SURF算法并行优化及硬件实现
Parallel Optimized Method and Hardware Implementation of SURF Algorithm
-
摘要: 加速鲁棒特征(SURF)算法计算复杂度高、硬件实现需要大量的逻辑和存储资源,且描述符构建过程难以并行实现、无法满足实时性要求.针对上述问题,提出一种SURF算法的并行优化方法,并给出基于FPGA器件的硬件实现方法.首先采用圆形特征区域和径向梯度变换等方法实现旋转不变性,达到取消主方向计算和特征区域旋转的目的,实现SURF算法从积分图像计算到描述符生成的全过程并行优化;然后基于FPGA器件,采用多存储器和多路并行流水结构实时实现SURF优化算法.对比实验结果表明,SURF优化算法的匹配性能与SURF算法相当,虽然匹配点数比SURF算法低5%~20%,但匹配正确率比SURF算法高5%~10%;SURF优化算法硬件实现仅采用13.5MHz的时钟,对于分辨率为720×576的视频流,处理速度达到25帧/s,满足了实时性要求.Abstract: SURF algorithm has high computational complexity, and requires a lot of logic and memory resources. Moreover the process of descriptor extraction is difficult to implement in parallel and unable to meet real-time requirements. To solve the above disadvantages, an optimized SURF algorithm is put forward and the FPGA implementation is also provided. A rotation invariant and fully parallel optimized SURF algorithm is achieved using circular feature region and radial gradient transform method, which cancels the processes of main direction calculation and feature region rotation. Then the optimized SURF algorithm is implemented based on FPGA by using multi-memory and multi-channel parallel pipelined architecture.
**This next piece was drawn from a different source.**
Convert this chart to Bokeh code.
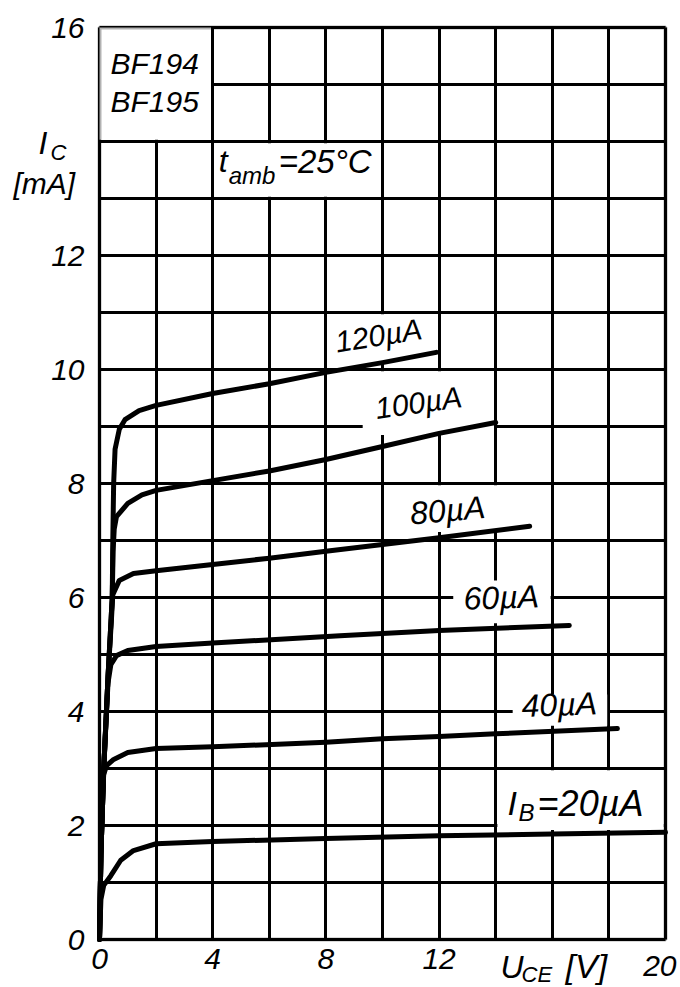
from bokeh.plotting import figure
from bokeh.models import Range1d, FixedTicker, Label, BoxAnnotation, LinearAxis, Grid
from bokeh.embed import file_html
from bokeh.resources import INLINE

# ---------------- data: I_C [mA] versus U_CE [V] for several base currents
u_120 = [0, 0.05, 0.15, 0.3, 0.45, 0.47, 0.5, 0.55, 0.7, 0.9, 1.4, 2, 4, 6, 8, 10, 11.9]
ic_120 = [0, 1.5, 3.0, 4.6, 6.0, 7.0, 8.0, 8.6, 8.95, 9.12, 9.28, 9.37, 9.58, 9.75, 9.95, 10.12, 10.3]

u_100 = [0, 0.05, 0.15, 0.3, 0.45, 0.48, 0.52, 0.6, 1.0, 1.5, 2, 4, 6, 8, 10, 12, 14]
ic_100 = [0, 1.5, 3.0, 4.6, 6.0, 6.8, 7.2, 7.42, 7.65, 7.8, 7.88, 8.05, 8.22, 8.42, 8.65, 8.88, 9.07]

u_80 = [0, 0.05, 0.15, 0.3, 0.42, 0.47, 0.7, 1.2, 2, 4, 6, 8, 10, 12, 15.2]
ic_80 = [0, 1.5, 3.0, 4.6, 5.6, 6.05, 6.3, 6.42, 6.47, 6.58, 6.69, 6.81, 6.93, 7.05, 7.25]

u_60 = [0, 0.05, 0.15, 0.3, 0.4, 0.6, 1.0, 2, 4, 8.5, 12, 16.6]
ic_60 = [0, 1.5, 3.0, 4.5, 4.82, 4.98, 5.07, 5.14, 5.2, 5.33, 5.42, 5.51]

u_40 = [0, 0.05, 0.1, 0.15, 0.25, 0.5, 1.0, 2, 4, 8, 10, 12, 14, 18.3]
ic_40 = [0, 1.5, 2.5, 2.9, 3.05, 3.16, 3.28, 3.35, 3.38, 3.46, 3.52, 3.56, 3.61, 3.70]

u_20 = [0, 0.05, 0.15, 0.4, 0.75, 1.2, 2, 4, 8, 12, 16, 20]
ic_20 = [0, 0.7, 0.95, 1.12, 1.39, 1.56, 1.68, 1.72, 1.77, 1.82, 1.85, 1.88]

curve_labels = ["120µA", "100µA", "80µA", "60µA", "40µA"]
x_ticks = [0, 4, 8, 12]
x_last_tick = 20
x_last_tick_label = "20"
y_ticks = [0, 2, 4, 6, 8, 10, 12, 16]
x_grid = [0, 2, 4, 6, 8, 10, 12, 14, 16, 18, 20]
y_grid = list(range(0, 17))
U_MAX, I_MAX = 20, 16

# ---------------- layout: the frame fills the canvas, the chart box sits inside it
W, H = 680, 987
PX_L, PX_R, PX_T, PX_B = 99, 665, 27, 939
sx = (PX_R - PX_L) / U_MAX
sy = (PX_B - PX_T) / I_MAX
X0, X1 = -PX_L / sx, U_MAX + (W - PX_R) / sx
Y0, Y1 = -(H - PX_B) / sy, I_MAX + PX_T / sy

FONT = "Liberation Sans"

p = figure(width=W, height=H, x_range=Range1d(X0, X1), y_range=Range1d(Y0, Y1),
           output_backend="svg", toolbar_location=None,
           x_axis_location=None, y_axis_location=None, min_border=0)
# drop any default grids, the chart's own grid follows
p.center = [r for r in p.center if not isinstance(r, Grid)]
p.background_fill_color = "white"
p.border_fill_color = "white"
p.outline_line_color = None

# grid lines only inside the chart box
p.add_layout(Grid(dimension=0, ticker=FixedTicker(ticks=x_grid), bounds=(0, U_MAX),
                  cross_bounds=(0, I_MAX), grid_line_color="black", grid_line_width=3))
p.add_layout(Grid(dimension=1, ticker=FixedTicker(ticks=y_grid), bounds=(0, I_MAX),
                  cross_bounds=(0, U_MAX), grid_line_color="black", grid_line_width=3))


def white_box(l, r, b, t):
    p.add_layout(BoxAnnotation(left=l, right=r, bottom=b, top=t, fill_color="white",
                               fill_alpha=1.0, line_color=None, level="underlay"))


# white label fields that interrupt the grid
fields = [
    (0.0, 3.94, 14.03, 16.0),
    (4.06, 9.94, 13.03, 13.97),
    (8.06, 11.94, 10.15, 10.97),
    (9.3, 13.94, 8.85, 9.97),
    (10.5, 14.4, 7.15, 7.97),
    (12.5, 15.94, 5.55, 6.3),
    (14.6, 17.94, 3.75, 4.3),
    (14.06, 19.94, 1.92, 2.97),
]
for f in fields:
    white_box(*f)

# chart border
p.add_layout(BoxAnnotation(left=0, right=U_MAX, bottom=0, top=I_MAX, fill_alpha=0,
                           line_color="black", line_width=4, level="underlay"))

for u, ic in [(u_120, ic_120), (u_100, ic_100), (u_80, ic_80),
              (u_60, ic_60), (u_40, ic_40), (u_20, ic_20)]:
    p.line(u, ic, line_color="black", line_width=5, line_cap="round", line_join="round")

# axes fixed at the chart's edges
xaxis = LinearAxis(fixed_location=0, ticker=FixedTicker(ticks=x_ticks), bounds=(0, U_MAX))
yaxis = LinearAxis(fixed_location=0, ticker=FixedTicker(ticks=y_ticks), bounds=(0, I_MAX))
for ax in (xaxis, yaxis):
    ax.axis_line_color = None
    ax.major_tick_line_color = None
    ax.minor_tick_line_color = None
    ax.major_label_text_font = FONT
    ax.major_label_text_font_style = "italic"
    ax.major_label_text_font_size = "30px"
    ax.major_label_text_color = "black"
xaxis.major_label_standoff = 3
yaxis.major_label_standoff = 9
p.add_layout(xaxis, "below")
p.add_layout(yaxis, "left")


def txt(x, y, s, size, angle=0.0, align="left", dx=0):
    p.add_layout(Label(x=x, y=y, text=s, x_offset=dx, text_font=FONT, text_font_style="italic",
                       text_font_size=f"{size}px", text_color="black", angle=angle,
                       text_align=align, text_baseline="middle"))


# curve labels
label_pos = [(9.86, 10.6, 0.157, 30), (11.27, 9.42, 0.14, 30), (12.3, 7.53, 0.087, 32),
             (14.2, 6.0, 0.035, 32), (16.25, 4.12, 0.035, 32)]
for s, (x, y, a, sz) in zip(curve_labels, label_pos):
    txt(x, y, s, sz, angle=a, align="center")

# I_B = 20 µA
txt(14.42, 2.40, "I", 34)
txt(14.42, 2.23, "B", 24, dx=11)
txt(14.42, 2.39, "=20µA", 36, dx=30)

# type designation and temperature
txt(0.0, 15.37, "BF194", 30, dx=11)
txt(0.0, 14.70, "BF195", 30, dx=11)
txt(4.0, 13.65, "t", 32, dx=6)
txt(4.0, 13.40, "amb", 24, dx=16)
txt(4.0, 13.65, "=25°C", 33, dx=66)

# axis titles
txt(-2.155, 13.98, "I", 32)
txt(-1.73, 13.80, "C", 22)
txt(-3.04, 13.26, "[mA]", 30)
txt(14.17, -0.49, "U", 32)
txt(14.17, -0.62, "CE", 22, dx=21)
txt(14.17, -0.47, "[V]", 34, dx=65)

# last x tick label, right-aligned so it stays on the canvas
txt(x_last_tick, -0.47, x_last_tick_label, 30, align="right", dx=11)

open("out.html", "w").write(file_html(p, INLINE))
By experimental comparison, the matching performance of the optimized SURF algorithm is as good as the original SURF algorithm. Compared with the original SURF descriptor, the number of matching points reduces in 5% to 20%, but the accuracy of matching improves in 5% to 10%. The FPGA implementation of proposed SURF algorithm meets real-time requirements by using 13.5 MHz clock. For a video stream with resolution of 720×576, the processing speed reaches 25 fps.